There is no "up" in vectorized geometry.
There is an angle, and a distance from the origin. But there is no up.
Otherwise, show me how you add "up" with the vector AC = (-1; 5; 5) relatively to the origin.
Congratulations on your pedantic argument. Is it really that hard to read posts and understand what this word intends from the context?
"Up" is generally accepted to be the direction perpendicular to Earth's surface at a particular location, and that is the sense in which it is being used here. More specifically, it is the direction opposite the acceleration that we feel towards Earth. If you wish to formalize the notion of "up" in a standard 3-dimensional Cartesian coordinate system, you can just think of it as a unit vector pointing parallel to the z-axis (where the x and y axes are horizontal, or found within the plane of the ground).
In the specific context of this thread, up is defined as the direction in which UA is proposed to be accelerating the Earth. Because you propose that gravity is nonexistent in your models, UA necessarily provides the acceleration towards the Earth that we feel. The Ferguson model necessarily fails because the water on the planet would see a component of this acceleration directed towards the low point in the bowl, hence momentia's argument that some parts of the world would be submerged on that model.

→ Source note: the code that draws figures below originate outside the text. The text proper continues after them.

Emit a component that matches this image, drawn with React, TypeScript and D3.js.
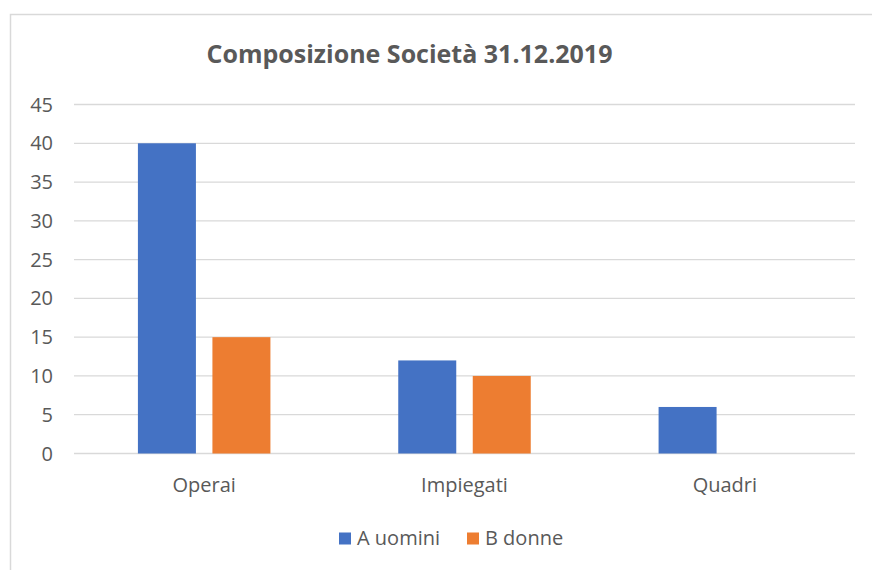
import React from "react";
import * as d3 from "d3";

const categories = ["Operai", "Impiegati", "Quadri"];
const seriesNames = ["A uomini", "B donne"];
const uomini = [40, 12, 6];
const donne = [15, 10, 0];
const yTicks = [0, 5, 10, 15, 20, 25, 30, 35, 40, 45];
const title = "Composizione Società 31.12.2019";
const colors = ["#4472C4", "#ED7D31"];

export default function App() {
  const W = 872, H = 570;
  const left = 74, right = 855, top = 104.5, bottom = 453.5;
  const x = d3.scaleBand().domain(categories).range([left, right]);
  const y = d3.scaleLinear().domain([0, 45]).range([bottom, top]);
  const barW = 58, gap = 16.5;
  const series = [uomini, donne];
  const font = "'Open Sans', sans-serif";
  return (
    <svg width={W} height={H} style={{ position: "absolute", left: 0, top: 0, background: "#fff" }}>
      <rect x={10.5} y={14.5} width={W + 10} height={H + 10} fill="#fff" stroke="#d9d9d9" strokeWidth={1.5} />
      <text x={409.5} y={63} textAnchor="middle" fontFamily={font} fontWeight="bold" fontSize={25} fill="#595959">{title}</text>
      {yTicks.map(t => (
        <g key={t}>
          <line x1={left} x2={right} y1={y(t)} y2={y(t)} stroke="#d9d9d9" strokeWidth={1.3} />
          <text x={53} y={y(t)} dy="0.35em" textAnchor="end" fontFamily={font} fontSize={20} fill="#595959">{t}</text>
        </g>
      ))}
      {categories.map((c, i) => {
        const cx = x(c)! + x.bandwidth() / 2;
        const start = cx - (2 * barW + gap) / 2;
        return (
          <g key={c}>
            {series.map((s, j) => s[i] > 0 ? (
              <rect key={j} x={start + j * (barW + gap)} y={y(s[i])} width={barW} height={y(0) - y(s[i])} fill={colors[j]} />
            ) : null)}
            <text x={cx} y={492} textAnchor="middle" fontFamily={font} fontSize={20} fill="#595959">{c}</text>
          </g>
        );
      })}
      {seriesNames.map((n, j) => {
        const lx = [339, 467][j];
        return (
          <g key={n}>
            <rect x={lx} y={532.5} width={12} height={12} fill={colors[j]} />
            <text x={lx + 18} y={545} fontFamily={font} fontSize={20} fill="#595959">{n}</text>
          </g>
        );
      })}
    </svg>
  );
}
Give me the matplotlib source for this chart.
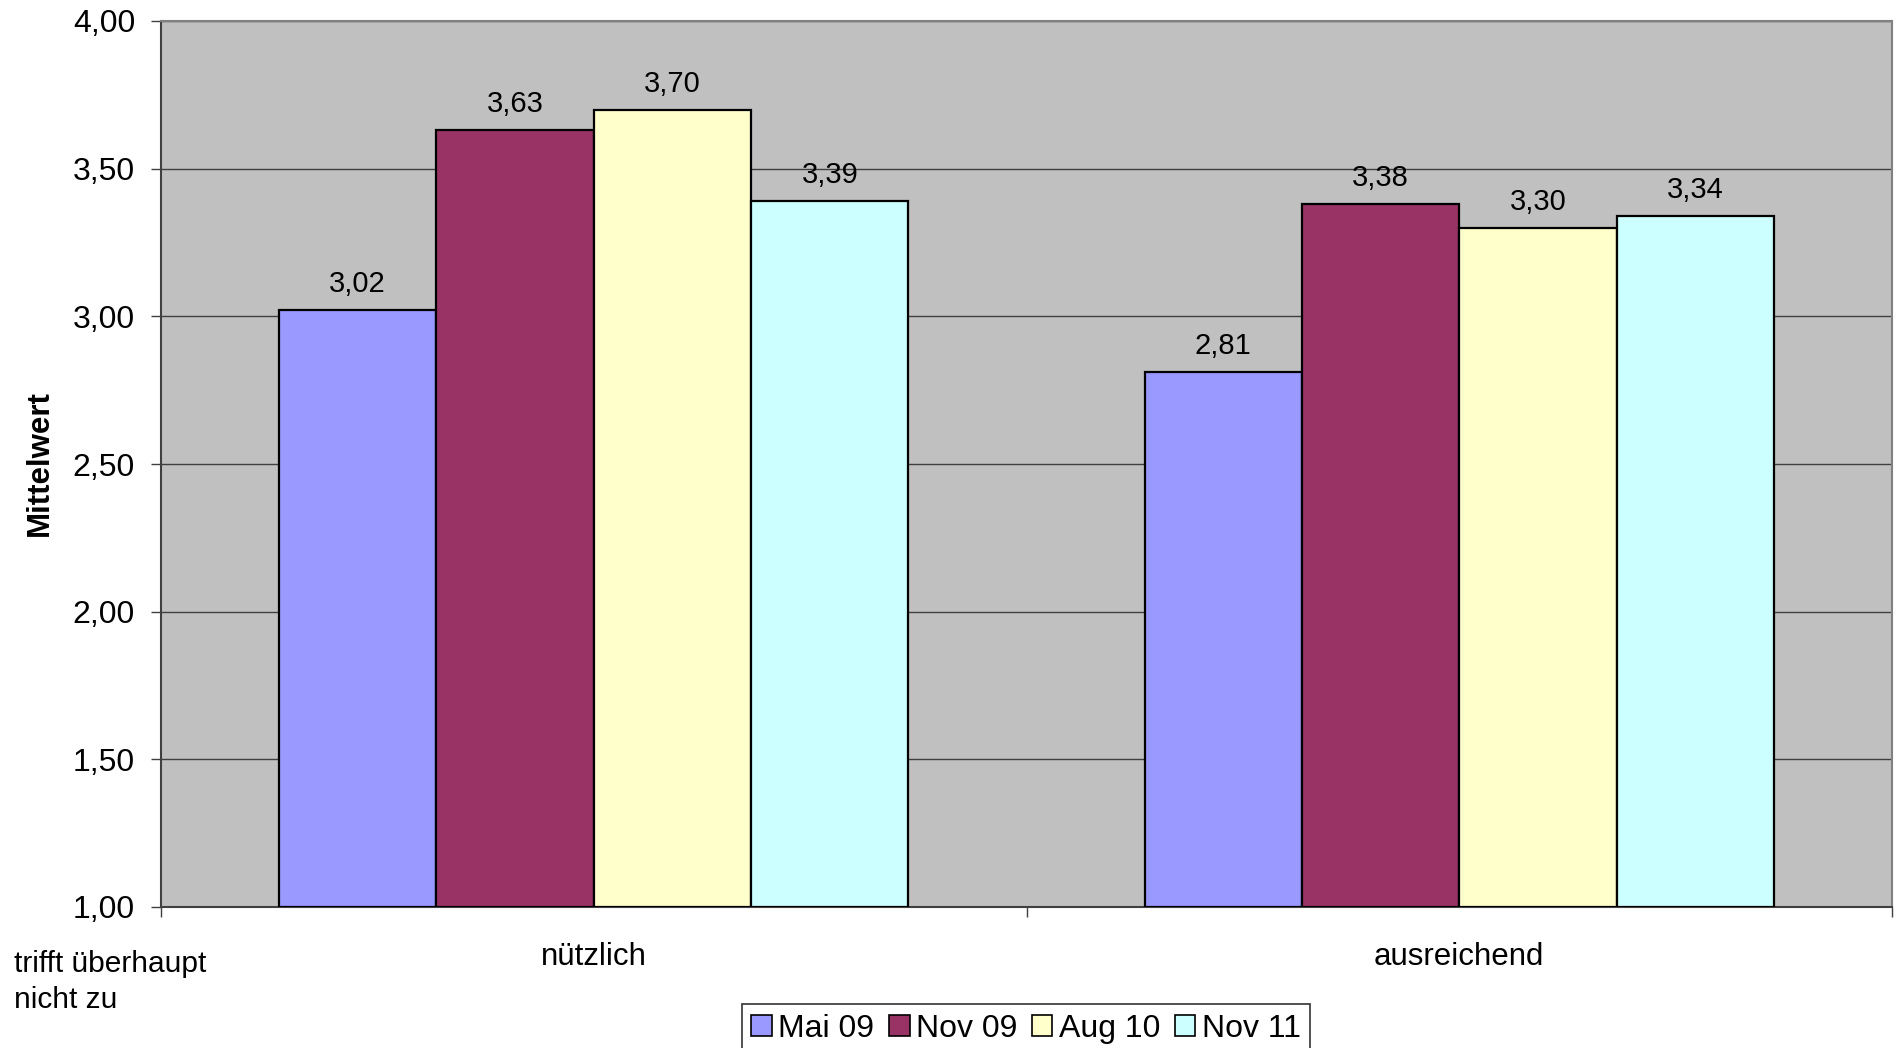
import matplotlib
matplotlib.use("Agg")
import matplotlib.pyplot as plt
import numpy as np
from matplotlib.patches import Patch

plt.rcParams['font.family'] = ['Liberation Sans', 'DejaVu Sans']

categories = ["nützlich", "ausreichend"]
series_names = ["Mai 09", "Nov 09", "Aug 10", "Nov 11"]
values = {
    "Mai 09": [3.02, 2.81],
    "Nov 09": [3.63, 3.38],
    "Aug 10": [3.70, 3.30],
    "Nov 11": [3.39, 3.34],
}
colors = ["#9999FF", "#993366", "#FFFFCC", "#CCFFFF"]
y_ticks = [1.00, 1.50, 2.00, 2.50, 3.00, 3.50, 4.00]

dpi = 100
fig = plt.figure(figsize=(18.96, 10.48), dpi=dpi)
W, H = 1896, 1048
left, right, top, bottom = 161, 1892, 21, 907
ax = fig.add_axes([left / W, 1 - bottom / H, (right - left) / W, (bottom - top) / H])
ax.set_facecolor("#C0C0C0")

px = 72 / dpi  # one pixel in points

n = len(series_names)
bw = 1 / 5.5
x = np.arange(len(categories))
base = 1.0
for i, name in enumerate(series_names):
    offs = (i - (n - 1) / 2) * bw
    vals = np.array(values[name])
    ax.bar(x + offs, vals - base, bottom=base, width=bw, color=colors[i],
           edgecolor="black", linewidth=1.6, zorder=3)
    for xi, v in zip(x + offs, vals):
        ax.annotate(f"{v:.2f}".replace(".", ","), (xi, v), xytext=(0, 18 * px),
                    textcoords="offset points", ha="center", va="baseline",
                    fontsize=21, zorder=4)

ax.set_xlim(-0.5, 1.5)
ax.set_ylim(1.0, 4.0)
ax.set_yticks(y_ticks)
ax.set_yticklabels([f"{t:.2f}".replace(".", ",") for t in y_ticks], fontsize=23)
ax.yaxis.grid(True, color="#404040", linewidth=1.0, zorder=1)
ax.set_axisbelow(True)

ax.set_xticks([-0.5, 0.5, 1.5])
ax.set_xticklabels([])
ax.tick_params(axis="x", direction="out", length=10 * px, width=1, color="#404040")
ax.tick_params(axis="y", direction="out", length=10 * px, width=1, color="#404040",
               pad=16 * px)
for xi, c in zip(x, categories):
    ax.annotate(c, (xi, 0), xycoords=("data", "axes fraction"),
                xytext=(0, -58 * px), textcoords="offset points",
                ha="center", va="baseline", fontsize=22.5)

for s in ["top", "right"]:
    ax.spines[s].set_color("#808080")
    ax.spines[s].set_linewidth(1.5)
for s in ["left", "bottom"]:
    ax.spines[s].set_color("#404040")
    ax.spines[s].set_linewidth(1.5)

fig.text(40 / W, 1 - 463 / H, "Mittelwert", rotation=90, ha="center",
         va="center", fontsize=22.5, fontweight="bold")
fig.text(14 / W, 1 - 972 / H, "trifft überhaupt", ha="left",
         va="baseline", fontsize=21.5)
fig.text(14 / W, 1 - 1008 / H, "nicht zu", ha="left",
         va="baseline", fontsize=21.5)

handles = [Patch(facecolor=c, edgecolor="black", linewidth=1.2) for c in colors]
leg = fig.legend(handles, series_names, loc="upper center",
                 bbox_to_anchor=(1026 / W, 1 - 1004 / H),
                 ncol=4, fontsize=23, frameon=True, fancybox=False,
                 handlelength=0.65, handleheight=0.65, handletextpad=0.2,
                 columnspacing=0.45, borderpad=0.3, borderaxespad=0)
leg.get_frame().set_edgecolor("black")
leg.get_frame().set_linewidth(1.2)

fig.savefig("out.png", dpi=dpi)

If Universal Acceleration is responsible for what we conventionally call gravity, then the Earth must be flat, and exist on a plane perpendicular to the direction in which UA is accelerating it. If you wish to hypothesize that the Earth takes on a more exotic shape such as that in the Ferguson model, you must reject UA and either construct a model in which gravity explains our tendency to accelerate towards Earth or construct a model using a different explanation entirely.